May 2-8: For a couple weeks prior, Speaker Madigan had been saying the General Assembly would be out by May 7th. Despite the fact that a lot of very important legislation had yet to be taken care of, the Speaker and the Senate President geared up to get out by May 7th anyway, which made this a hugely busy and “productive” week, with major legislation passing in just one or two days. While some bills, like the Democrats amendment for redistricting, broke sharply along well-expected party lines, the School Voucher bill was a much more unpredictable bill. Because the bill endorses a Republican school reform idea—school vouchers—yet will be used to help the worst-performing 10% of Chicago Public Schools, and was sponsored originally by Rev. and Sen. James Meeks, it cut across party lines, racial lines, and geographic lines. Furthermore, Bill Brady was really trying to rally Republican support so it could put Pat Quinn in an uncomfortable position if it came across his desk. While it had narrowly passed in the Senate weeks earlier, it ultimately fell short after some incredibly intense debate in the House. Nonetheless, other bills sailed on by. The Telecom Reform Act, which essentially was a deregulation bill that gave AT&T more business, passed unanimously in both chambers. McPier reform passed. The budget passed. And the General Assembly adjourned without creating any new sources of revenue, be it a cigarette tax increase or even tax amnesty.

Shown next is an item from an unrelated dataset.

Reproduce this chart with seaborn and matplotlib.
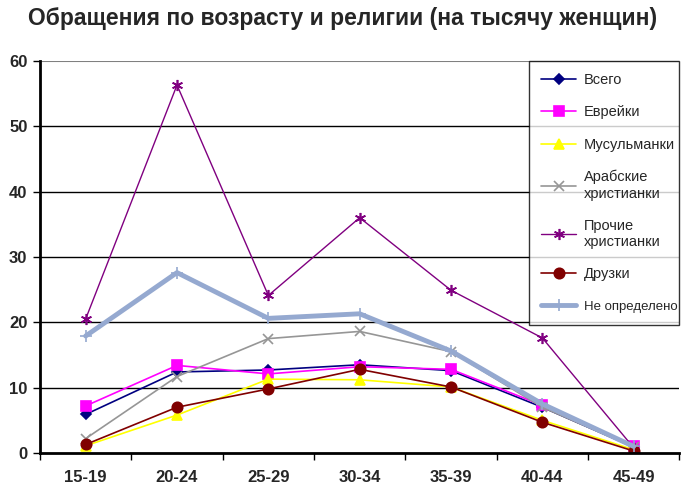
import pandas as pd
import seaborn as sns
import matplotlib.pyplot as plt
from matplotlib.ticker import FixedLocator, NullFormatter

# Données
ages = ['15-19', '20-24', '25-29', '30-34', '35-39', '40-44', '45-49']
vsego = [5.9, 12.4, 12.7, 13.5, 12.6, 7.0, 0.9]
evreiki = [7.2, 13.4, 12.1, 13.2, 12.8, 7.3, 1.0]
musulmanki = [1.1, 5.8, 11.3, 11.2, 10.1, 5.0, 0.5]
arab_hrist = [2.2, 11.7, 17.5, 18.6, 15.5, 7.0, 0.9]
prochie_hrist = [20.5, 56.3, 24.1, 36.0, 24.9, 17.6, 0.8]
druzki = [1.3, 7.0, 9.8, 12.8, 10.1, 4.7, 0.3]
ne_opredeleno = [17.9, 27.6, 20.6, 21.3, 15.6, 7.5, 1.0]

series = [
    ('Всего', vsego, '#000080', 'D', 5, 1.2),
    ('Еврейки', evreiki, '#FF00FF', 's', 7, 1.2),
    ('Мусульманки', musulmanki, '#FFFF00', '^', 7, 1.2),
    ('Арабские\nхристианки', arab_hrist, '#969696', 'x', 7, 1.2),
    ('Прочие\nхристианки', prochie_hrist, '#800080', (6, 2, 0), 8, 1.0),
    ('Друзки', druzki, '#800000', 'o', 7.5, 1.2),
    ('Не определено', ne_opredeleno, '#95A9D0', '+', 9, 3.5),
]

sns.set_style('white')
plt.rcParams['font.family'] = ['Liberation Sans', 'DejaVu Sans']

fig = plt.figure(figsize=(6.86, 4.92), dpi=100)
ax = fig.add_axes([0.0583, 0.0793, 0.932, 0.797])

for gl in [10, 20, 30, 40, 50]:
    ax.axhline(gl, color='black', lw=1.0, zorder=0)
ax.axhline(60, color='#808080', lw=1.5, zorder=0)

for name, vals, col, mk, ms, lw in series:
    df = pd.DataFrame({'age': ages, 'val': vals})
    sns.lineplot(data=df, x='age', y='val', ax=ax, color=col, marker=mk,
                 markersize=ms, linewidth=lw, markeredgecolor=col,
                 markeredgewidth=1.2, label=name, sort=False)

ax.set_xlim(-0.5, 6.5)
ax.set_ylim(0, 60)
ax.set_yticks(range(0, 61, 10))
ax.xaxis.set_major_locator(FixedLocator([i - 0.5 for i in range(8)]))
ax.xaxis.set_major_formatter(NullFormatter())
ax.xaxis.set_minor_locator(FixedLocator(list(range(7))))
ax.set_xticklabels(ages, minor=True)
ax.tick_params(axis='x', which='major', length=5, width=1, color='black', direction='out', bottom=True)
ax.tick_params(axis='x', which='minor', length=0, pad=12, labelsize=12)
ax.tick_params(axis='y', length=5, width=1, color='black', direction='out', left=True, labelsize=12, pad=4)
for lab in ax.get_xticklabels(minor=True) + ax.get_yticklabels():
    lab.set_fontweight('bold')

ax.set_xlabel('')
ax.set_ylabel('')
for s in ['top', 'right']:
    ax.spines[s].set_visible(False)
ax.spines['left'].set_color('black')
ax.spines['left'].set_linewidth(2)
ax.spines['bottom'].set_color('black')
ax.spines['bottom'].set_linewidth(2)

leg = ax.legend(loc='upper left', bbox_to_anchor=(0.765, 1.0, 0.235, 0.0), mode='expand',
                frameon=True, fancybox=False, edgecolor='black', fontsize=10.5,
                labelspacing=1.25, handlelength=2.4, handletextpad=0.5,
                borderpad=0.85, borderaxespad=0)
leg.get_frame().set_linewidth(1.0)
for t in leg.get_texts():
    t.set_linespacing(1.2)
leg.get_texts()[-1].set_fontsize(9.5)

fig.suptitle('Обращения по возрасту и религии (на тысячу женщин)', x=0.5, y=0.985,
             fontsize=16.5, fontweight='bold')

fig.savefig('out.png', dpi=100)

April 25-May 1: This week Deb Mell announced her engagement to her partner on the House floor. Several members of the legislature spoke in support, though all were Democrats except for one Republican. The House Judiciary Committee also followed up on their Constitutional Remap proposal which passed the Senate. They also went over the Fair Map Amendment which was put before them by Tom Cross. I filmed the whole thing, and it got heated at some points, particularly when the League of Women’s Voters Chris Butler said he took strong offense to Democrats “parading as defenders of minority rights.” As expected, the House committee held the Fair Map proposal, a measure financially-supported by Republicans, in committee and moved the Democratic-sponsored amendment forward to the floor. On Thursday, I covered a protest by the Civic Action Network that took place at a lobbyist’s office. It was very intense. The group arrived by bus and included Catholic ministers and community members. They were protesting the poor nursing home care received by people of color in Chicago and Illinois. One of the lobby firms leaders arrived and there was a very heated exchange, and the protesters sang spiritual songs on the sidewalk until the police arrived. Usually they just protest on the steps of the Capitol, but this time they took it to the lobbyists’ office. On Friday, the House debated the Democrats constitutional amendment for revising redistricting methods. The proposal failed to meet the required constitutional three-fifths majority by just 2 votes, as was expected. Sen. Kwame Raoul was very disgusted by it when I interviewed him the next day.